E ilustra algumas idiossincrasias que adensam o retrato: 

 

- de Cortezo, “presumido acerca dos seus escritos, que a crítica louvava e que a mim me pareciam tolices” (p. 29), que a consultava sobre a forma de se vestir;

 - de Gary Fontina, que procurava obter da editora uma série de favores domésticos, entre os quais arranjar um pintor ou levar um sobretudo à lavandaria, escudado no ascendente que construíra sobre o chefe, ao autoproclamar-se como um iminente galardoado com o Nobel.

 Afirmava que os seus “espiões nórdicos” lhe disseram que está na forja para este ano ou para o próximo e que já decorara em sueco o que ia dizer ao rei Carlos Gustavo na cerimónia, alimentando com esta ficção a cupidez do editor e tornando muito difícil contrariá-lo. Só com uma argumentação inteligente e astuciosa Maria Dolz se liberta do seu pedido de lhe arranjar uns gramas de coca para dar mais realidade e realismo à obra em curso. Como tantos outros, dizia, era chupista, sovina e sem orgulho e “Armava em anticonvencional e transcontemporâneo, mas no fundo era como Zola ou qualquer outro” (p.36). Mas ela sabia que Eugeni, o chefe, “levava demasiado a sério o seu autor mais presunçoso, é inconcebível como este tipo de gente convence muitos do seu quilate, é um fenómeno universal e enigmático” que me fez evocar Virgílio Ferreira: “Admiram-se às vezes certas pessoas de que um autor medíocre seja triunfador do seu tempo. Mas o autor medíocre é que é admirado pelos medíocres. E a mediocridade de melhor distribuído pelo mundo”.

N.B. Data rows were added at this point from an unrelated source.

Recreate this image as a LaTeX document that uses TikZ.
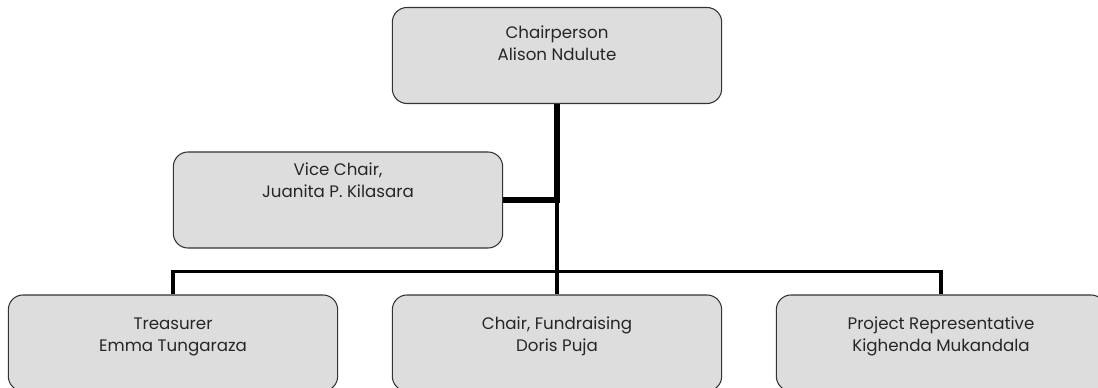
\documentclass[tikz,border=0pt]{standalone}
\usepackage{fontspec}
\setmainfont{Poppins}
\definecolor{boxfill}{HTML}{DDDDDD}
\definecolor{boxline}{HTML}{333333}
\begin{document}
\begin{tikzpicture}[x=0.75pt,y=-0.75pt,
  orgbox/.style={draw=boxline,line width=0.8pt,fill=boxfill,rounded corners=11pt,
    minimum width=247pt,minimum height=72pt,inner sep=0pt},
  orgtext/.style={align=center,anchor=base,inner sep=0pt,
    font=\fontsize{12.5}{16.5}\selectfont,text=black!85},
  wire/.style={line width=2.3pt}]
\useasboundingbox (0,0) rectangle (1098,388);
\clip (0,0) rectangle (1098,388);
% boxes
\node[orgbox] (chair) at (557,55.5) {};
\node[orgbox] (vice) at (338,200) {};
\node[orgbox] (treas) at (173,343) {};
\node[orgbox] (fund) at (557,343) {};
\node[orgbox] (proj) at (941,343) {};
% texts (base anchor = baseline of last line)
\node[orgtext] (chairT) at (557,61) {Chairperson\\Alison Ndulute};
\node[orgtext] (viceT) at (338,198) {Vice Chair,\\Juanita P. Kilasara};
\node[orgtext] (treasT) at (173,351) {Treasurer\\Emma Tungaraza};
\node[orgtext] (fundT) at (557,351) {Chair, Fundraising\\Doris Puja};
\node[orgtext] (projT) at (941,351) {Project Representative\\Kighenda Mukandala};
% connectors
\coordinate (j) at (chair.south |- vice.east);
\draw[line width=4.5pt] (chair.south) -- ([yshift=-2pt]j);
\draw[line width=3.8pt] (vice.east) -- ([xshift=2.2pt]j);
\draw[line width=3pt] (j) -- (fund.north);
\draw[wire] (treas.north) -- ++(0,-23) -| (proj.north);
\end{tikzpicture}
\end{document}
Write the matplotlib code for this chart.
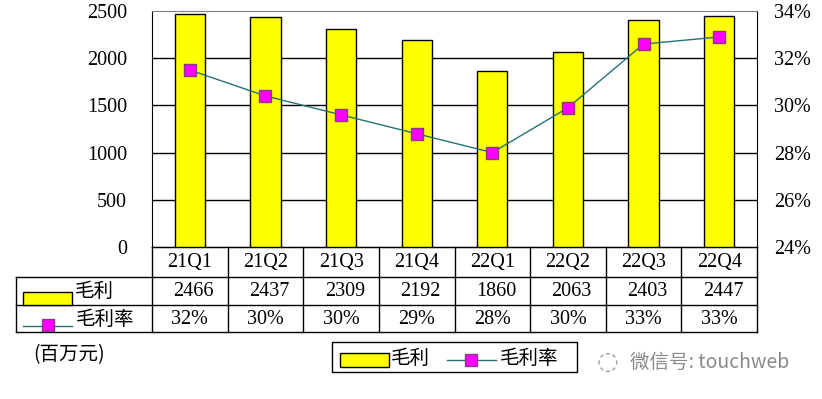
import matplotlib.pyplot as plt
from matplotlib.transforms import blended_transform_factory
from matplotlib.patches import Rectangle
from matplotlib.lines import Line2D

quarters = ["21Q1", "21Q2", "21Q3", "21Q4", "22Q1", "22Q2", "22Q3", "22Q4"]
gross_profit = [2466, 2437, 2309, 2192, 1860, 2063, 2403, 2447]
margin = [31.5, 30.4, 29.6, 28.8, 28.0, 29.9, 32.6, 32.9]
margin_labels = ["32%", "30%", "30%", "29%", "28%", "30%", "33%", "33%"]
left_ticks = [0, 500, 1000, 1500, 2000, 2500]
right_ticks = [24, 26, 28, 30, 32, 34]

serif = ["Liberation Serif", "Noto Sans CJK SC"]
cjk = ["Noto Sans CJK SC", "DejaVu Sans"]
fs = 14.5
cfs = 14

W, H = 822, 399
fig = plt.figure(figsize=(W / 100, H / 100), dpi=100)


def fx(px):
    return px / W


def fy(px):
    return 1 - px / H


ax = fig.add_axes([fx(152), fy(247), fx(757) - fx(152), fy(11) - fy(247)])
x = list(range(len(quarters)))
ax.bar(x, gross_profit, width=0.4, color="#FFFF00", edgecolor="black", linewidth=1, zorder=3)
ax.set_xlim(-0.5, len(quarters) - 0.5)
ax.set_ylim(0, 2500)
ax.set_yticks(left_ticks)
ax.set_yticklabels([str(t) for t in left_ticks], family=serif, fontsize=fs)
ax.set_xticks([])
ax.tick_params(axis="y", length=0, pad=18)
for t in left_ticks[1:-1]:
    ax.axhline(t, color="black", linewidth=1, zorder=1)
for s in ["left", "right", "bottom"]:
    ax.spines[s].set_color("black")
ax.spines["top"].set_color("#808080")

ax2 = ax.twinx()
ax2.plot(x, margin, color="#23737A", linewidth=1, marker="s", markersize=9,
         markerfacecolor="#FF00FF", markeredgecolor="#7F3F7F", markeredgewidth=1, zorder=5)
ax2.set_ylim(24, 34)
ax2.set_yticks(right_ticks)
ax2.set_yticklabels([f"{t}%" for t in right_ticks], family=serif, fontsize=fs)
ax2.tick_params(axis="y", length=0, pad=12)
for s in ax2.spines.values():
    s.set_visible(False)

# data table under the chart
tr = blended_transform_factory(ax.transData, fig.transFigure)
left_x = -0.5 - (152 - 16) / (605 / len(quarters))
right_x = len(quarters) - 0.5
lk = dict(color="black", linewidth=1, transform=tr, clip_on=False)
ax.plot([-0.5, right_x], [fy(247), fy(247)], **lk)
for yy in [277, 305, 332]:
    ax.plot([left_x, right_x], [fy(yy), fy(yy)], **lk)
ax.plot([left_x, left_x], [fy(277), fy(332)], **lk)
for i in range(len(quarters) + 1):
    ax.plot([i - 0.5, i - 0.5], [fy(247), fy(332)], **lk)

for i, q in enumerate(quarters):
    ax.text(i, fy(262), q, transform=tr, ha="center", va="center",
            family=serif, fontsize=fs, clip_on=False)
    ax.text(i + 0.05, fy(291), str(gross_profit[i]), transform=tr, ha="center", va="center",
            family=serif, fontsize=fs, clip_on=False)
    ax.text(i, fy(319), margin_labels[i], transform=tr, ha="center", va="center",
            family=serif, fontsize=fs, clip_on=False)

# row keys
fig.add_artist(Rectangle((fx(23), fy(305)), fx(72) - fx(23), fy(292) - fy(305),
                         facecolor="#FFFF00", edgecolor="black", linewidth=1))
fig.text(fx(75), fy(291), "毛利", family=cjk, fontsize=cfs, va="center", fontweight="light")
fig.add_artist(Line2D([fx(23), fx(72)], [fy(326), fy(326)], color="#23737A", linewidth=1))
fig.add_artist(Line2D([fx(48)], [fy(325)], marker="s", markersize=9, markerfacecolor="#FF00FF",
                      markeredgecolor="#7F3F7F", linestyle="none"))
fig.text(fx(76), fy(319), "毛利率", family=cjk, fontsize=cfs, va="center", fontweight="light")

fig.text(fx(33), fy(355), "(百万元)", family=cjk, fontsize=cfs, va="center", fontweight="light")

# legend box
fig.add_artist(Rectangle((fx(332), fy(372)), fx(577) - fx(332), fy(342) - fy(372),
                         facecolor="white", edgecolor="black", linewidth=1))
fig.add_artist(Rectangle((fx(340), fy(367)), fx(389) - fx(340), fy(353) - fy(367),
                         facecolor="#FFFF00", edgecolor="black", linewidth=1))
fig.text(fx(391), fy(358), "毛利", family=cjk, fontsize=cfs, va="center", fontweight="light")
fig.add_artist(Line2D([fx(447), fx(496)], [fy(360), fy(360)], color="#23737A", linewidth=1))
fig.add_artist(Line2D([fx(471)], [fy(360)], marker="s", markersize=9, markerfacecolor="#FF00FF",
                      markeredgecolor="#7F3F7F", linestyle="none"))
fig.text(fx(500), fy(358), "毛利率", family=cjk, fontsize=cfs, va="center", fontweight="light")

# watermark
fig.text(fx(630), fy(362), "微信号: touchweb", family=cjk, fontsize=14, color="#8A8A8A",
         va="center", fontweight="light")
fig.text(fx(597), fy(362), "◌", family=["DejaVu Sans"], fontsize=18, color="#A0A0A0", va="center")

fig.savefig("out.png", dpi=100)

 Reencontramos nova referência a Gary Fontina mais tarde, a acentuar os traços da personagem de que anda distraída porque imersa na sua própria história, quando ele acompanha à editora um outro semijovem que “tinha recomendado como prémio de adulação que ele lhe prodigalizava no seu blogue e na revista literária especializada que dirigia, isto é, pretensiosa e pode-se dizer marginal”.

 No fim, restabelecido novo equilíbrio, encerrado este capítulo da sua vida, Maria Dolz regressa “à parvoíce do mundo editorial” (p. 380). Deixa-nos a imagem de um universo onde gravitam autores inflamados, que pavoneiam egos, desfilam poses, exalam presunção, ostentam caprichos, enfim, “gente esquisita”, parafraseando a narradora.

 Ou não? Voltando a Virgílio Ferreira, poderemos considerar que “A vaidade do artista é uma defesa contra os que o negam”?

 

Atentos ao perigo das generalizações, admiremos a obra, dessacralizemos o homem que a criou.